While the flu was transmitted less in the second wave, it had a higher death toll, with at least one student death occurring in the second wave.

Four students died from the flu pandemic in total: Gerald M. “Shorty” Harvey, David W. Moore, H.G. Stedman and Wilfrid Moore.

A handful of UBC students volunteered to help out in hospitals during the pandemic, which was instrumental in the founding of UBC’s nursing program, according to Wodarczak. In the same spirit, a group of current UBC medical students founded the BC COVID-19 Medical Student Response Team in April 2020 to help frontline workers.

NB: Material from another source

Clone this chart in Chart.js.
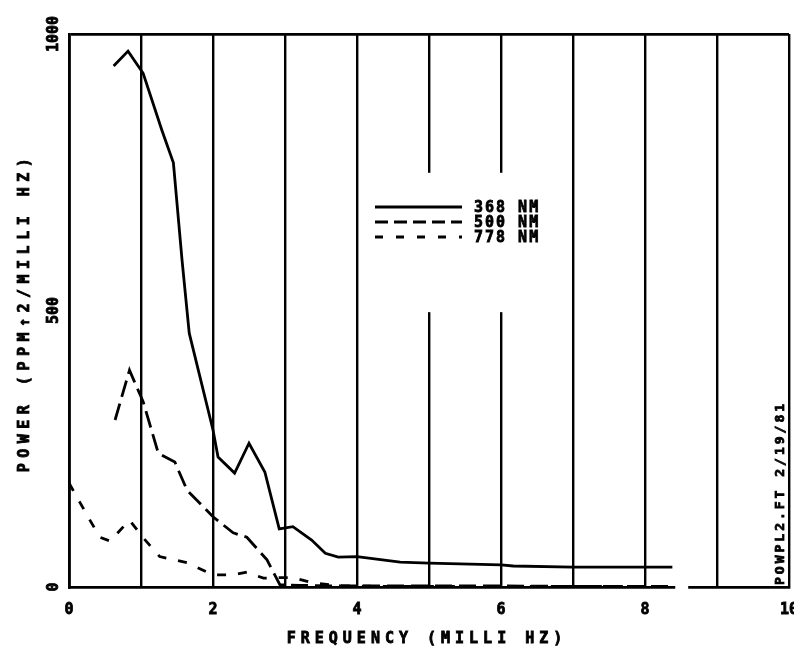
<!DOCTYPE html>
<html>
<head>
<meta charset="utf-8">
<script src="https://cdn.jsdelivr.net/npm/chart.js@4.4.1/dist/chart.umd.min.js"></script>
<style>
  html, body { margin: 0; padding: 0; background: #fff; }
  #wrap { width: 794px; height: 649px; }
</style>
</head>
<body>
<div id="wrap"><canvas id="grafico" width="794" height="649"></canvas></div>
<script>
// 368 NM (linea continua)
const freq368 = [0.62, 0.82, 1.03, 1.29, 1.45, 1.57, 1.67, 2.0, 2.07, 2.3, 2.5, 2.72, 2.92, 3.11, 3.37, 3.56, 3.74, 4.0, 4.6, 5.0, 6.0, 6.17, 7.0, 8.0, 8.38];
const pow368  = [942, 969, 929, 826, 767, 591, 459, 284, 235, 206, 260, 208, 105, 109, 85, 61, 54, 55, 45, 43, 40, 38, 36, 36, 36];

// 500 NM (guiones largos)
const freq500 = [0.64, 0.84, 1.03, 1.24, 1.47, 1.64, 2.0, 2.28, 2.47, 2.75, 2.93, 3.2, 3.6, 4.0, 5.0, 6.0, 7.0, 8.0, 8.38];
const pow500  = [302, 392, 335, 242, 226, 175, 127, 98, 90, 49, 4, 3, 2, 2, 2, 2, 1, 1, 1];

// 778 NM (guiones cortos)
const freq778 = [0, 0.29, 0.43, 0.57, 0.84, 1.03, 1.26, 1.64, 2.0, 2.28, 2.47, 2.7, 2.9, 3.1, 3.4, 3.8, 4.5, 6.0, 8.38];
const pow778  = [188, 121, 90, 83, 121, 89, 55, 44, 22, 22, 27, 16, 17, 17, 7, 2, 1, 1, 1];

const etiquetasSerie = ["368 NM", "500 NM", "778 NM"];
const xTicks = [0, 2, 4, 6, 8, 10];
const xTickLabels = ["0", "2", "4", "6", "8", "10"];
const yTicks = [0, 500, 1000];
const yTickLabels = ["0", "500", "1000"];

const tituloX = "FREQUENCY (MILLI HZ)";
const tituloY = "POWER (PPM\u21912/MILLI HZ)";
const notaLateral = "POWPL2.FT 2/19/81";

const FUENTE = "bold 15px 'DejaVu Sans Mono'";

function puntos(xs, ys) {
    return xs.map((x, i) => ({ x: x, y: ys[i] }));
}

const dashes = [[], [17, 7], [9, 12]];

// texto con trazo para que se vea grueso como en el plotter
function texto(c, t, x, y) {
    c.strokeText(t, x, y);
    c.fillText(t, x, y);
}

// tapa las lineas de la grilla detras de la leyenda
const huecoLeyenda = {
    id: "huecoLeyenda",
    beforeDatasetsDraw(chart) {
        const c = chart.ctx, sx = chart.scales.x, sy = chart.scales.y;
        const x1 = sx.getPixelForValue(4.5), x2 = sx.getPixelForValue(6.5);
        const y1 = sy.getPixelForValue(749), y2 = sy.getPixelForValue(497);
        c.save();
        c.fillStyle = "#fff";
        c.fillRect(x1, y1, x2 - x1, y2 - y1);
        c.restore();
    }
};

const textos = {
    id: "textos",
    afterDraw(chart) {
        const c = chart.ctx, sx = chart.scales.x, sy = chart.scales.y;
        const area = chart.chartArea;
        c.save();

        // pequeño corte en el eje inferior
        c.fillStyle = "#fff";
        const g1 = sx.getPixelForValue(8.42), g2 = sx.getPixelForValue(8.6);
        c.fillRect(g1, area.bottom - 3, g2 - g1, 6);

        c.fillStyle = "#000";
        c.strokeStyle = "#000";
        c.lineWidth = 0.8;
        c.font = FUENTE;

        // etiquetas del eje X
        c.textAlign = "center";
        c.textBaseline = "middle";
        xTicks.forEach((v, i) => {
            texto(c, xTickLabels[i], sx.getPixelForValue(v), area.bottom + 23);
        });

        // etiquetas del eje Y (giradas)
        yTicks.forEach((v, i) => {
            c.save();
            c.translate(area.left - 15, sy.getPixelForValue(v));
            c.rotate(-Math.PI / 2);
            texto(c, yTickLabels[i], 0, 0);
            c.restore();
        });

        // titulos
        c.letterSpacing = "5px";
        texto(c, tituloX, (area.left + area.right) / 2 - 2, area.bottom + 52);
        c.save();
        c.translate(25, (area.top + area.bottom) / 2 + 2);
        c.rotate(-Math.PI / 2);
        c.letterSpacing = "5.5px";
        texto(c, tituloY, 0, 0);
        c.restore();

        // nota lateral
        c.letterSpacing = "3px";
        c.font = "bold 13px 'DejaVu Sans Mono'";
        c.textAlign = "left";
        c.save();
        c.translate(area.right - 8, area.bottom - 2);
        c.rotate(-Math.PI / 2);
        texto(c, notaLateral, 0, 0);
        c.restore();

        // leyenda
        c.letterSpacing = "2px";
        c.font = FUENTE;
        const lx1 = 375, lx2 = 462, ly0 = 207, paso = 15;
        etiquetasSerie.forEach((t, i) => {
            const yy = ly0 + i * paso;
            c.beginPath();
            c.setLineDash(i === 0 ? [] : (i === 1 ? [13, 6] : [8, 13]));
            c.lineWidth = 2.8;
            c.moveTo(lx1, yy);
            c.lineTo(lx2, yy);
            c.stroke();
            c.setLineDash([]);
            c.lineWidth = 0.8;
            texto(c, t, lx2 + 12, yy + 1);
        });
        c.restore();
    }
};

const ctx = document.getElementById("grafico").getContext("2d");

const chart = new Chart(ctx, {
    type: "scatter",
    data: {
        datasets: [
            { label: etiquetasSerie[0], data: puntos(freq368, pow368) },
            { label: etiquetasSerie[1], data: puntos(freq500, pow500) },
            { label: etiquetasSerie[2], data: puntos(freq778, pow778) }
        ].map((ds, i) => Object.assign(ds, {
            showLine: true,
            borderColor: "#000",
            borderWidth: 2.8,
            borderDash: dashes[i],
            pointRadius: 0,
            fill: false,
            tension: 0
        }))
    },
    options: {
        responsive: false,
        animation: false,
        layout: { padding: { left: 69, right: 5, top: 34, bottom: 62 } },
        plugins: {
            legend: { display: false },
            tooltip: { enabled: false }
        },
        scales: {
            x: {
                type: "linear",
                min: 0,
                max: 10,
                ticks: { display: false, stepSize: 1 },
                grid: { color: "#000", lineWidth: 2.4, drawTicks: false },
                border: { color: "#000", width: 2.8 }
            },
            y: {
                type: "linear",
                min: 0,
                max: 1000,
                ticks: { display: false, stepSize: 500 },
                grid: {
                    color: c => (c.tick && c.tick.value === 1000) ? "#000" : "rgba(0,0,0,0)",
                    lineWidth: 2.8,
                    drawTicks: false
                },
                border: { color: "#000", width: 2.8 }
            }
        }
    },
    plugins: [huecoLeyenda, textos]
});
</script>
</body>
</html>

Even though this isn’t UBC’s first time operating in pandemic conditions, advancements in the past 100 years make functioning in the pandemic safer and easier. With the invention of the internet and personal computers, UBC didn’t have to cancel classes or move any exams, although UBC did experience a change to the academic calendar with the extension of winter break.

Both the UBC communities of 1918/19 and 2020/21 have felt the loss of friends and family due to disease. While the academic circumstances a century ago are far from today’s, many can echo the sentiment expressed at the beginning of the 1919 yearbook that this precedent-setting academic session will not be forgotten.

“The session which is now drawing to a close will remain forever one of the most historical and eventful in the annals of the University of British Columbia.”